WHAT IS BEING ASKED
Examine each line of the data. Copy those that contain the string "this".

RECORDS TO USE

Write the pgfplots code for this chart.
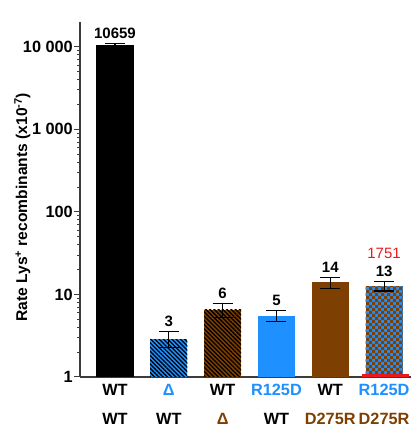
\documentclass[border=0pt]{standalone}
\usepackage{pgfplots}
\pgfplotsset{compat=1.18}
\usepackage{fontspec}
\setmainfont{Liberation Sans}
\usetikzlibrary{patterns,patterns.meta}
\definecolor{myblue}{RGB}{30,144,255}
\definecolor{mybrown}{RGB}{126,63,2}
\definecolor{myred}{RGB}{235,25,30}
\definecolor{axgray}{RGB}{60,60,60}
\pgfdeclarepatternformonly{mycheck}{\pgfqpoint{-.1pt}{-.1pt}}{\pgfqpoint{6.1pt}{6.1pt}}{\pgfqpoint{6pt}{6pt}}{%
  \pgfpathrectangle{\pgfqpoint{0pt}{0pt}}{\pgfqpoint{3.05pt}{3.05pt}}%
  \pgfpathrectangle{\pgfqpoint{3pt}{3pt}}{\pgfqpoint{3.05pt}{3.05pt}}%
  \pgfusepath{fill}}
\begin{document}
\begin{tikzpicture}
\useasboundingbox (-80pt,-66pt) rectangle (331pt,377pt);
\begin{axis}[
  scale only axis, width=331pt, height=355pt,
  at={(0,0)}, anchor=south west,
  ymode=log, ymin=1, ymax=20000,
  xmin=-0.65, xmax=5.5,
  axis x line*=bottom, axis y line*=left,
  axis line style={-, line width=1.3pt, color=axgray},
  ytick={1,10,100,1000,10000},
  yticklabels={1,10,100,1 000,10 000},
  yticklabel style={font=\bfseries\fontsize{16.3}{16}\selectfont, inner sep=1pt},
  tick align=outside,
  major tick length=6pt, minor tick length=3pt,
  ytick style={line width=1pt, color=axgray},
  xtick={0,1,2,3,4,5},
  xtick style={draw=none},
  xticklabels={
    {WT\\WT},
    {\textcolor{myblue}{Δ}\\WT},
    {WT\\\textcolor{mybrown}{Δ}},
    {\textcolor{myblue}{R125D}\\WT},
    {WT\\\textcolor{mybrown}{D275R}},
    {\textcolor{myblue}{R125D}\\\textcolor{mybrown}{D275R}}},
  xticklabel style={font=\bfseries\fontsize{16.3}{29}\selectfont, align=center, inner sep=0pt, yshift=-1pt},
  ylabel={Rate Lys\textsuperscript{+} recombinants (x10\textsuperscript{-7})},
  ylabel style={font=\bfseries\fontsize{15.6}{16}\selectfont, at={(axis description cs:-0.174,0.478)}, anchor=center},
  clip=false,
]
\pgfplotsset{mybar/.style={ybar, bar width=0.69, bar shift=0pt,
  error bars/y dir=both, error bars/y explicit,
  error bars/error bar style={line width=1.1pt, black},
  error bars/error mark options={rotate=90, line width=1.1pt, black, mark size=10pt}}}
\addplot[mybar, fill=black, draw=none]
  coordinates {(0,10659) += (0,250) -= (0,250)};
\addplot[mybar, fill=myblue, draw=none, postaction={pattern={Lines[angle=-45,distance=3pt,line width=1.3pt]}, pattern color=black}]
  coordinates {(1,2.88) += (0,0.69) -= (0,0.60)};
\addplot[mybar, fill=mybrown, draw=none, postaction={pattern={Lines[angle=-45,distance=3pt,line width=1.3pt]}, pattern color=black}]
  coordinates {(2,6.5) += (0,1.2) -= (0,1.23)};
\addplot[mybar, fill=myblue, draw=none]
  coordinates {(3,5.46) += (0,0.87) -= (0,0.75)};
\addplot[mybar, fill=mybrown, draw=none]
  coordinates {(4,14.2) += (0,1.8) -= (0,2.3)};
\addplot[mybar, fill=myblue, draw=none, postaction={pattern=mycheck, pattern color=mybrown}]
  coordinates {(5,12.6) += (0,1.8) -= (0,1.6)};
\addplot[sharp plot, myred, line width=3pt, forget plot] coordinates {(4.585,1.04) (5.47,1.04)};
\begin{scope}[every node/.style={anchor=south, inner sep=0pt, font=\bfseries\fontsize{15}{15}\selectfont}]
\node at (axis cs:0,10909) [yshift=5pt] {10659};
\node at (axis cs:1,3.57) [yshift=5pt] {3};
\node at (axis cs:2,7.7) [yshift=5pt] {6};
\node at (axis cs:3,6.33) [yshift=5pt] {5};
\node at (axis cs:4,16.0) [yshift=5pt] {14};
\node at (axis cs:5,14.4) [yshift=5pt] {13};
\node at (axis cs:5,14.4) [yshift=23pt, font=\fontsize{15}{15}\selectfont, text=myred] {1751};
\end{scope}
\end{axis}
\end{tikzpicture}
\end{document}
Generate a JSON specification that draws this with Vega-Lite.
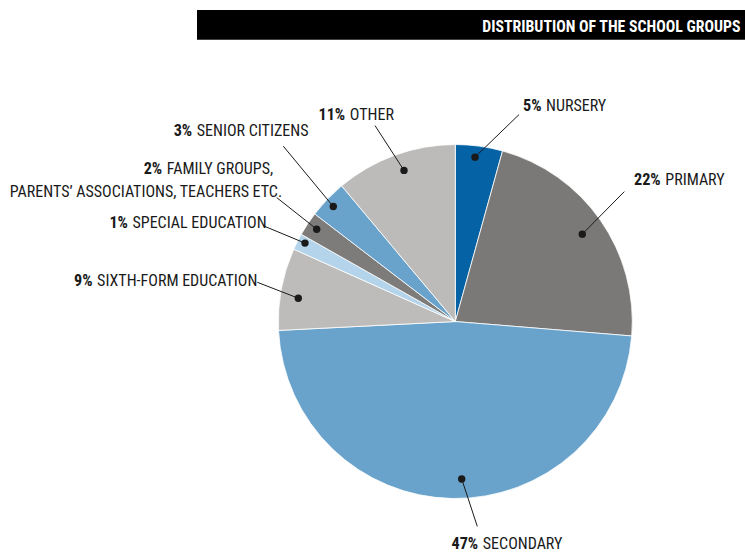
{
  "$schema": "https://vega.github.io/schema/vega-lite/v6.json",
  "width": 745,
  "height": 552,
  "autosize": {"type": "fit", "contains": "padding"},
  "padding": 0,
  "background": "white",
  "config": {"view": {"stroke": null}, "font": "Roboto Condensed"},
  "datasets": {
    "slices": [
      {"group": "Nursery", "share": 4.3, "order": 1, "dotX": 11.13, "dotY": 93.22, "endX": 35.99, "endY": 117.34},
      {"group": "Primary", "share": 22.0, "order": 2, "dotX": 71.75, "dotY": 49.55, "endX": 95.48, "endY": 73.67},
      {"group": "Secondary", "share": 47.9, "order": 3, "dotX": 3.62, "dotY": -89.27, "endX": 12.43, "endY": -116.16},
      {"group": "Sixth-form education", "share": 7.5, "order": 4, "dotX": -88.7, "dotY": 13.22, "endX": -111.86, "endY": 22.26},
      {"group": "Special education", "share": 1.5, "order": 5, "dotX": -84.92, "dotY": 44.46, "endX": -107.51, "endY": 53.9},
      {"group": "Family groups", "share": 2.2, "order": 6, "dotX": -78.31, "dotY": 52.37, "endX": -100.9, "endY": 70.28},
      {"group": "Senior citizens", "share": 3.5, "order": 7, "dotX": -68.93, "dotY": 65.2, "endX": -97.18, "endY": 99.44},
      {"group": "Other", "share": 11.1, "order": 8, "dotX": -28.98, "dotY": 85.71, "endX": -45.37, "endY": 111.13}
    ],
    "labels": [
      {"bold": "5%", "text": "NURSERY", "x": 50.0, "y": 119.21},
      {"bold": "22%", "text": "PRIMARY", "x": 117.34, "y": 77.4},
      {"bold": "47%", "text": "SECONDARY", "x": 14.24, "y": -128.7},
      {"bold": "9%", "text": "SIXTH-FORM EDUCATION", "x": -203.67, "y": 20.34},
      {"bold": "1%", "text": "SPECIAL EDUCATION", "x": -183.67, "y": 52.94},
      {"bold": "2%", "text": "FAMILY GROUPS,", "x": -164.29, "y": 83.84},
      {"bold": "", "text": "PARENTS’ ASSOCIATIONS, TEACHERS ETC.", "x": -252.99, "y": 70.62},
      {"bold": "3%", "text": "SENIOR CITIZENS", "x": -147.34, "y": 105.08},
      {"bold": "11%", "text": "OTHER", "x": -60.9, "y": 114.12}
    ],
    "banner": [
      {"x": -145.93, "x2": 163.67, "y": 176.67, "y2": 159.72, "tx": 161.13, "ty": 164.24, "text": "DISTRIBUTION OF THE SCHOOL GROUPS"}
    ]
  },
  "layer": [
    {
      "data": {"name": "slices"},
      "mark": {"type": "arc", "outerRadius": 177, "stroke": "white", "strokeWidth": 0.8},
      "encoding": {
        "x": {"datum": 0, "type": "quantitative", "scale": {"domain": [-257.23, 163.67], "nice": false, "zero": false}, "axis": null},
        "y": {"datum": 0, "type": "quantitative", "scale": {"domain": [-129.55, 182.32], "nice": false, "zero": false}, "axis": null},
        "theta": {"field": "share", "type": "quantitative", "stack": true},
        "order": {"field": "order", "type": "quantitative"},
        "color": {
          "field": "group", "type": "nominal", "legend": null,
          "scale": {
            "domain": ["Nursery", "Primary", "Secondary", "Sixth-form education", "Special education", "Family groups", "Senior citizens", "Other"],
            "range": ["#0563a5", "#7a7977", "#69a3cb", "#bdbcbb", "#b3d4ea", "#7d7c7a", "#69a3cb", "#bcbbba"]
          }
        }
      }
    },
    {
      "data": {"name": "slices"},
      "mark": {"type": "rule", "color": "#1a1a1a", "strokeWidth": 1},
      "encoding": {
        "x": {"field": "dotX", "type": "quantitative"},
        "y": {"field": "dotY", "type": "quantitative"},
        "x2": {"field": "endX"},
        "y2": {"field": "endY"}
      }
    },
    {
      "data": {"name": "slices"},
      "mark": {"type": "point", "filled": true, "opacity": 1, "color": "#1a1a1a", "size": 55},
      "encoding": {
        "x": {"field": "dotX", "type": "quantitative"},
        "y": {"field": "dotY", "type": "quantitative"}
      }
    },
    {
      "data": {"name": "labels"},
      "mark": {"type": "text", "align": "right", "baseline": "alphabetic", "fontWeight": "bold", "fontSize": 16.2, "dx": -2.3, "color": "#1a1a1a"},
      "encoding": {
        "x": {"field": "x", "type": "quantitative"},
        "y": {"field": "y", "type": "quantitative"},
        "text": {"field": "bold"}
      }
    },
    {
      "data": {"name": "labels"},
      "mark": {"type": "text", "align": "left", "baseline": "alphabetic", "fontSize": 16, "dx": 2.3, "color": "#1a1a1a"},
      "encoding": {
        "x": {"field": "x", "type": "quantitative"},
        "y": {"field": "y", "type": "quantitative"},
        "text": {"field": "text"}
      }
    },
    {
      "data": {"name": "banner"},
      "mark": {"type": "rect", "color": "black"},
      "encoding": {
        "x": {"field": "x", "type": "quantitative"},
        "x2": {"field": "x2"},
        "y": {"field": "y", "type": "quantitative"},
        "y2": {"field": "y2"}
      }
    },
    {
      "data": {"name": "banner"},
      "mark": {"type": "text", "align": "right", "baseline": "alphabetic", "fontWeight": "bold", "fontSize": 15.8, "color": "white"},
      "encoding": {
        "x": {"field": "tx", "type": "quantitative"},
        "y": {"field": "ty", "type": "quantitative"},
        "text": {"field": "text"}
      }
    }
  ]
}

TASK OUTPUT
Write the pgfplots code for this chart.
Generate a JSON specification that draws this with Vega-Lite.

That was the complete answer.